La piccola cittadina di Little Rock, in Arkansas, aveva avuto i suoi «15 minuti di celebrità» grazie a un documentario girato negli anni Novanta, dove veniva raccontata la quotidiana carneficina degli scontri tra gang. È nella stessa città che pochi anni dopo si è trasferita la famiglia di Amman Abbasi, il regista pachistano americano che alla Berlinale ha appena presentato, nella selezione di Forum, il suo primo lungometraggio di finzione: Dayveon, intitolato col nome del suo giovane protagonista, un tredicenne che ha appena perso il fratello proprio a causa di una sparatoria tra gang.
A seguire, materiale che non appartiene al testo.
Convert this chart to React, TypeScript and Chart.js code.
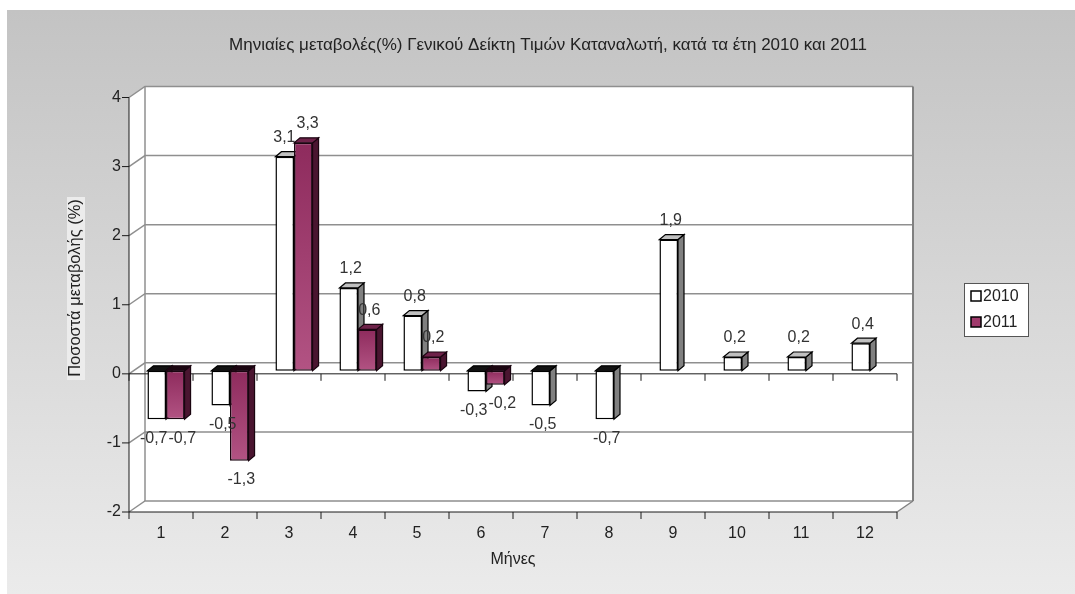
import React, { useEffect, useRef } from "react";
import { Chart, registerables } from "chart.js";

Chart.register(...registerables);

// ---------- data ----------
const months = ["1", "2", "3", "4", "5", "6", "7", "8", "9", "10", "11", "12"];
const series2010: (number | null)[] = [-0.7, -0.5, 3.1, 1.2, 0.8, -0.3, -0.5, -0.7, 1.9, 0.2, 0.2, 0.4];
const series2011: (number | null)[] = [-0.7, -1.3, 3.3, 0.6, 0.2, -0.2, null, null, null, null, null, null];
const seriesNames = ["2010", "2011"];
const yMin = -2;
const yMax = 4;
const titleText = "Μηνιαίες μεταβολές(%) Γενικού Δείκτη Τιμών Καταναλωτή, κατά τα έτη 2010 και 2011";
const yTitleText = "Ποσοστά μεταβολής (%)";
const xTitleText = "Μήνες";

const FONT = '"Liberation Sans", Arial, sans-serif';

export default function App() {
  const ref = useRef<HTMLCanvasElement | null>(null);

  useEffect(() => {
    const canvas = ref.current;
    if (!canvas) return;

    const W = 1075;
    const H = 594;
    const WALL_DX = 16;
    const WALL_DY = -11;
    const BAR_DX = 5;
    const BAR_DY = -3;
    const DEPTH_DX = 6;
    const DEPTH_DY = -5;
    const PLUM = "#a03a6c";

    const faceColors = [
      { sidePos: "#808080", topPos: "#c0c0c0", sideNeg: "#808080", topNeg: "#111111", stroke: "#000000" },
      { sidePos: "#4a1530", topPos: "#6e2249", sideNeg: "#4a1530", topNeg: "#1a0510", stroke: "#1a0510" },
    ];

    const poly = (ctx: CanvasRenderingContext2D, pts: number[][], fill: string | null, stroke: string | null, lw = 1) => {
      ctx.beginPath();
      ctx.moveTo(pts[0][0], pts[0][1]);
      for (let i = 1; i < pts.length; i++) ctx.lineTo(pts[i][0], pts[i][1]);
      ctx.closePath();
      if (fill) {
        ctx.fillStyle = fill;
        ctx.fill();
      }
      if (stroke) {
        ctx.strokeStyle = stroke;
        ctx.lineWidth = lw;
        ctx.stroke();
      }
    };

    const line = (ctx: CanvasRenderingContext2D, pts: number[][], color: string, lw: number) => {
      ctx.beginPath();
      ctx.moveTo(pts[0][0], pts[0][1]);
      for (let i = 1; i < pts.length; i++) ctx.lineTo(pts[i][0], pts[i][1]);
      ctx.strokeStyle = color;
      ctx.lineWidth = lw;
      ctx.stroke();
    };

    const plumFill = (c: any) => {
      const chart = c.chart;
      const ys = chart.scales && chart.scales.y;
      const v = c.raw;
      if (!ys || v === null || v === undefined || typeof v !== "number") return PLUM;
      const y1 = ys.getPixelForValue(v);
      const y0 = ys.getPixelForValue(0);
      const top = Math.min(y0, y1);
      const bot = Math.max(y0, y1);
      if (!isFinite(top) || !isFinite(bot) || bot - top < 1) return PLUM;
      const g = chart.ctx.createLinearGradient(0, top, 0, bot);
      g.addColorStop(0, "#8e2b5d");
      g.addColorStop(1, "#b25383");
      return g;
    };

    const scene = {
      id: "scene3d",
      beforeDraw(chart: any) {
        const ctx: CanvasRenderingContext2D = chart.ctx;
        const { left: L, right: R, top: T, bottom: B } = chart.chartArea;
        const ys = chart.scales.y;
        const xs = chart.scales.x;
        ctx.save();
        // page background
        ctx.fillStyle = "#ffffff";
        ctx.fillRect(0, 0, W, H);
        const g = ctx.createLinearGradient(0, 10, 0, H);
        g.addColorStop(0, "#c3c3c3");
        g.addColorStop(1, "#ebebeb");
        ctx.fillStyle = g;
        ctx.fillRect(7, 10, W - 7, H - 10);

        // walls
        poly(ctx, [[L + WALL_DX, T + WALL_DY], [R + WALL_DX, T + WALL_DY], [R + WALL_DX, B + WALL_DY], [L + WALL_DX, B + WALL_DY]], "#ffffff", null);
        poly(ctx, [[L, T], [L + WALL_DX, T + WALL_DY], [L + WALL_DX, B + WALL_DY], [L, B]], "#ffffff", null);
        poly(ctx, [[L, B], [L + WALL_DX, B + WALL_DY], [R + WALL_DX, B + WALL_DY], [R, B]], "#ffffff", null);

        // gridlines on back wall and left wall
        for (let v = yMin; v <= yMax; v++) {
          const y = ys.getPixelForValue(v);
          line(ctx, [[L, y], [L + WALL_DX, y + WALL_DY], [R + WALL_DX, y + WALL_DY]], "#8f8f8f", 1.5);
        }
        // wall edges
        line(ctx, [[L + WALL_DX, T + WALL_DY], [L + WALL_DX, B + WALL_DY]], "#8f8f8f", 1.5);
        line(ctx, [[R + WALL_DX, T + WALL_DY], [R + WALL_DX, B + WALL_DY]], "#808080", 2);
        line(ctx, [[R, B], [R + WALL_DX, B + WALL_DY]], "#808080", 1.5);

        // front axes
        const y0 = ys.getPixelForValue(0);
        line(ctx, [[L, T], [L, B]], "#1a1a1a", 1);
        line(ctx, [[L, B], [R, B]], "#1a1a1a", 1);
        line(ctx, [[L, y0], [R, y0]], "#1a1a1a", 1);
        for (let v = yMin; v <= yMax; v++) {
          const y = ys.getPixelForValue(v);
          line(ctx, [[L - 7, y], [L, y]], "#1a1a1a", 1);
        }
        for (let i = 0; i <= months.length; i++) {
          const x = xs.getPixelForValue(i - 0.5);
          line(ctx, [[x, B], [x, B + 7]], "#1a1a1a", 1);
          line(ctx, [[x, y0], [x, y0 + 7]], "#1a1a1a", 1);
        }
        ctx.restore();
      },
      beforeDatasetsDraw(chart: any) {
        const ctx: CanvasRenderingContext2D = chart.ctx;
        ctx.save();
        ctx.translate(BAR_DX, BAR_DY);
        chart.data.datasets.forEach((ds: any, di: number) => {
          const meta = chart.getDatasetMeta(di);
          const fc = faceColors[di];
          meta.data.forEach((el: any, j: number) => {
            const v = ds.data[j];
            if (v === null || v === undefined) return;
            const l = el.x - el.width / 2;
            const r = el.x + el.width / 2;
            const t = Math.min(el.y, el.base);
            const b = Math.max(el.y, el.base);
            const pos = v >= 0;
            poly(ctx, [[r, t], [r + DEPTH_DX, t + DEPTH_DY], [r + DEPTH_DX, b + DEPTH_DY], [r, b]], pos ? fc.sidePos : fc.sideNeg, fc.stroke, 1.2);
            poly(ctx, [[l, t], [l + DEPTH_DX, t + DEPTH_DY], [r + DEPTH_DX, t + DEPTH_DY], [r, t]], pos ? fc.topPos : fc.topNeg, fc.stroke, 1.2);
          });
        });
      },
      afterDatasetsDraw(chart: any) {
        const ctx: CanvasRenderingContext2D = chart.ctx;
        ctx.restore();
        ctx.save();
        ctx.font = `16px ${FONT}`;
        ctx.fillStyle = "#333333";
        ctx.textAlign = "center";
        ctx.textBaseline = "middle";
        const labels: { x: number; y: number; w: number; text: string }[][] = months.map(() => []);
        chart.data.datasets.forEach((ds: any, di: number) => {
          const meta = chart.getDatasetMeta(di);
          meta.data.forEach((el: any, j: number) => {
            const v = ds.data[j];
            if (v === null || v === undefined) return;
            const text = String(v).replace(".", ",");
            const x = el.x + BAR_DX + 2;
            const y = v >= 0 ? el.y + BAR_DY - 19 : el.y + BAR_DY + 19;
            labels[j].push({ x, y, w: ctx.measureText(text).width, text });
          });
        });
        labels.forEach((group) => {
          if (group.length === 2) {
            const [a, b] = group;
            const overlapX = (a.w + b.w) / 2 + 1 - (b.x - a.x);
            if (overlapX > 0 && Math.abs(a.y - b.y) < 15) {
              a.x -= overlapX / 2;
              b.x += overlapX / 2;
            }
          }
          group.forEach((lb) => ctx.fillText(lb.text, lb.x, lb.y));
        });
        ctx.restore();
      },
      afterDraw(chart: any) {
        const ctx: CanvasRenderingContext2D = chart.ctx;
        ctx.save();
        // title
        ctx.fillStyle = "#222222";
        ctx.textAlign = "center";
        ctx.textBaseline = "middle";
        ctx.font = `17px ${FONT}`;
        ctx.fillText(titleText, 548, 45);

        // x axis title
        ctx.font = `16px ${FONT}`;
        ctx.fillText(xTitleText, 513, 560);

        // y axis title with light box
        ctx.fillStyle = "#ececec";
        ctx.fillRect(67, 197, 18, 183);
        ctx.save();
        ctx.translate(75, 288);
        ctx.rotate(-Math.PI / 2);
        ctx.fillStyle = "#222222";
        ctx.font = `16.5px ${FONT}`;
        ctx.fillText(yTitleText, 0, 0);
        ctx.restore();

        // legend
        ctx.fillStyle = "#ffffff";
        ctx.fillRect(964, 283, 64, 53);
        ctx.strokeStyle = "#555555";
        ctx.lineWidth = 1;
        ctx.strokeRect(964.5, 283.5, 64, 53);
        const fills = ["#ffffff", PLUM];
        seriesNames.forEach((name, i) => {
          const cy = 296 + i * 26;
          ctx.fillStyle = fills[i];
          ctx.fillRect(971, cy - 5, 10, 10);
          ctx.strokeStyle = "#000000";
          ctx.lineWidth = 1.5;
          ctx.strokeRect(971, cy - 5, 10, 10);
          ctx.fillStyle = "#222222";
          ctx.textAlign = "left";
          ctx.font = `16px ${FONT}`;
          ctx.fillText(name, 983, cy + 1);
        });
        ctx.restore();
      },
    };

    const chart = new Chart(canvas, {
      type: "bar",
      data: {
        labels: months,
        datasets: [
          {
            label: seriesNames[0],
            data: series2010,
            backgroundColor: "#ffffff",
            borderColor: "#000000",
            borderWidth: 1.5,
            borderSkipped: false,
            categoryPercentage: 0.58,
            barPercentage: 1,
          },
          {
            label: seriesNames[1],
            data: series2011,
            backgroundColor: plumFill,
            borderColor: "#1a0510",
            borderWidth: 1.5,
            borderSkipped: false,
            categoryPercentage: 0.58,
            barPercentage: 1,
          },
        ],
      },
      options: {
        responsive: false,
        maintainAspectRatio: false,
        animation: false,
        devicePixelRatio: 1,
        layout: { padding: { left: 89, top: 97.5, right: 178, bottom: 42 } },
        plugins: {
          legend: { display: false },
          title: { display: false },
          tooltip: { enabled: false },
        },
        datasets: { bar: { clip: false } as any },
        scales: {
          x: {
            grid: { display: false, drawTicks: false },
            border: { display: false },
            ticks: { font: { family: FONT, size: 16 }, color: "#222222", padding: 12, maxRotation: 0 },
            afterFit: (s: any) => {
              s.height = 40;
            },
          },
          y: {
            min: yMin,
            max: yMax,
            grid: { display: false, drawTicks: false },
            border: { display: false },
            ticks: { stepSize: 1, font: { family: FONT, size: 16 }, color: "#222222", padding: 8 },
            afterFit: (s: any) => {
              s.width = 40;
            },
          },
        },
      },
      plugins: [scene],
    } as any);

    return () => chart.destroy();
  }, []);

  return (
    <div style={{ position: "absolute", left: 0, top: 0, width: 1075, height: 594 }}>
      <canvas ref={ref} width={1075} height={594} style={{ display: "block", width: 1075, height: 594 }} />
    </div>
  );
}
Anche lui vive a Little Rock, nella casa della sorella grande e del suo compagno. Un giorno viene assalito da alcuni ragazzi più grandi di lui, e la stessa cosa succede al suo amico: Brayden. Abbasi non ci «dice» perché, non sottolinea i momenti di svolta del suo film con delle spiegazioni, così come possiamo dedurre solo dall’accento strascicato dei ragazzi e degli adulti – una comunità quasi interamente africanamerican – che ci troviamo da qualche parte nel cuore profondo del sud degli Stati uniti.

L’assalto a Dayveon, capiamo però molto presto, non è che un rito di iniziazione: il ragazzo sta per entrare nel mondo dei grandi che da quelle parti significa troppo spesso l’affiliazione con una gang. Perché Dayveon è una storia di formazione – contraltare «sporco» e meno furbo del candidato all’oscar Moonlight – sul passaggio all’età adulta in un orizzonte che sembra vuoto di possibilità, o almeno di possibilità alternative a quelle che sembrano assegnate ai personaggi per nascita.

I protagonisti di Abbasi vengono osservati come in un documentario: sono tutti attori non protagonisti che il regista ha reclutato in larga parte nel corso di una lunga ricerca in un campo «rieducativo» per adolescenti a rischio che hanno già avuto a che fare con il mondo delle gang. Regista, sceneggiatore, montatore, produttore (al fianco tra gli altri di David Gordon Green) e perfino autore delle musiche, Amman Abbasi si mette al fianco del giovane protagonista con affetto e senza invadenza, ma viene penalizzato dalla programmaticitá dei suoi intenti: raccontare come si finisce in una gang, dare forma e sostanza al mondo che incombe sul suo Dayveon, soffocandolo con il maggior realismo possibile.

Così facendo però Abbasi sfiora il quadro sociologico che partendo da alcune premesse – la morte del fratello, la solitudine, la cupezza dello stesso ambiente domestico dove anche durante il giorno filtra a malapena la luce – deve arrivare a a una conclusione obbligata: la spirale di violenza sembra destinata a ripetersi sempre uguale a se stessa.
Per questo i momenti più riusciti del film sono quelli ambientati nel limbo in cui si trovano per buona parte del film Dayveon e Brayden: già avvicinati dalla gang ma ancora liberi di giocare ai videogiochi e andare in bicicletta – anche se nello zaino si nasconde una pistola – reclamati dal mondo dei grandi ma ancora per qualche momento, bambini.